Yo no sé cómo funciona en otras familias, pero en la mía cada memoria viene casada con un ‘cocinao´, empezando con los que hacíamos con lodo en el patio de la casa y luego con algunos más sofisticados como untar mantequilla de maní en un pan y coronarla con jalea a fin de convertirlo en un almuerzo campestre. De la mano de este manjar podían viajar docenas de huevos duros empacados en la misma caja en que habían llegado a casa los crudos y que resolvían cualquier picnic en un abrir y cerrar de ojos pues todos sabemos que hasta vienen con su propia envoltura hermética.

 El otro día se me antojó armar una cacerola de esas que fueron muy populares entre los años cincuenta y setenta porque, no solo eran fáciles de preparar, sino que con pocos ingredientes de precio razonable se alimentaba una tropa y en aquellos días las familias no eran de medio niño y 3 perros sino más bien de seis o siete niños y varios perros.

 Dado que la comercialización de comestibles en aquellos días se amplió para incluir productos semipreparados que le hacían la vida más fácil al ama de casa en las estanterías aparecieron las sopas concentradas que con solo añadir agua lo leche daban suficiente para cuatro platos. Los frijoles se enlataron, al igual que muchos vegetales y frutas como el maíz, los guisantes, los “vegetales mixtos”, los duraznos en almíbar y el nunca bien ponderado tutti fruti.

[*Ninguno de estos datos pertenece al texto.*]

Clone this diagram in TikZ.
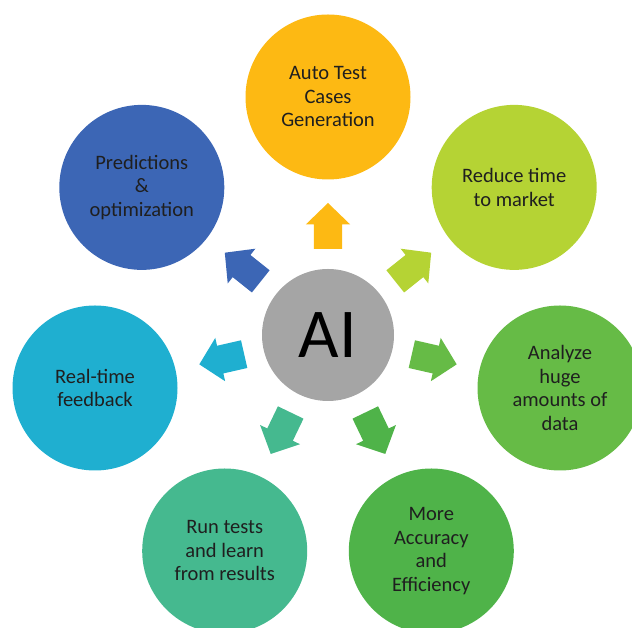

 Con todo esto a mano estas susodichas cacerolas se armaban en un “abrir y cerrar de latas”, literalmente. ¿Y quién no se apuntaba para esos atajos cualquier domingo del mes? De hecho, las revistas “de señoras” publicaban montones de recetas de este tipo contratadas por las distintas marcas que deseaban promover sus productos. Yo conocí álbumes enteros en los que se desplegaban decenas de estas recetas recortadas de revistas.

 Esto me lleva a esa reiterada conclusión de que cada plato viene con su historia, sus memorias y sus anécdotas. No conozco yo un arroz con pollo que no lo lleve a uno a viajar a los almuerzos familiares y traiga a relucir secretos familiares. Que si Juan espulgaba los petit pois —porque en Panamá siempre hemos hablado así en lenguas mixtas— y los botaba debajo de la mesa, que si Margarita repetía tantas veces como la dejaran, que si el abuelo se quejaba de que “hasta cuándo arroz con pollo”, que si se acuerdan cuando la cocinera le puso vainilla en lugar de salsa china. En fin, por ahí va la cosa.

 E, inexorablemente, después del arroz con pollo vienen los helados de guanábana o de jobo agarraditos de la mano con el manjar blanco y hasta las galletas María que la abuela mantenía “dizque” bajo llave en su closet y más adelante salen a relucir los chicharrones con pelo de la fonda qué se yo y nunca falta la sandía enfriada en el agua del río en que los muchachos también nos refrescábamos. ¡Qué delicia de vida! ¡Que vivan las cacerolas que me han hecho recordar todo esto y mucho más!

* Las opiniones emitidas en este escrito son responsabilidad exclusiva de su autora.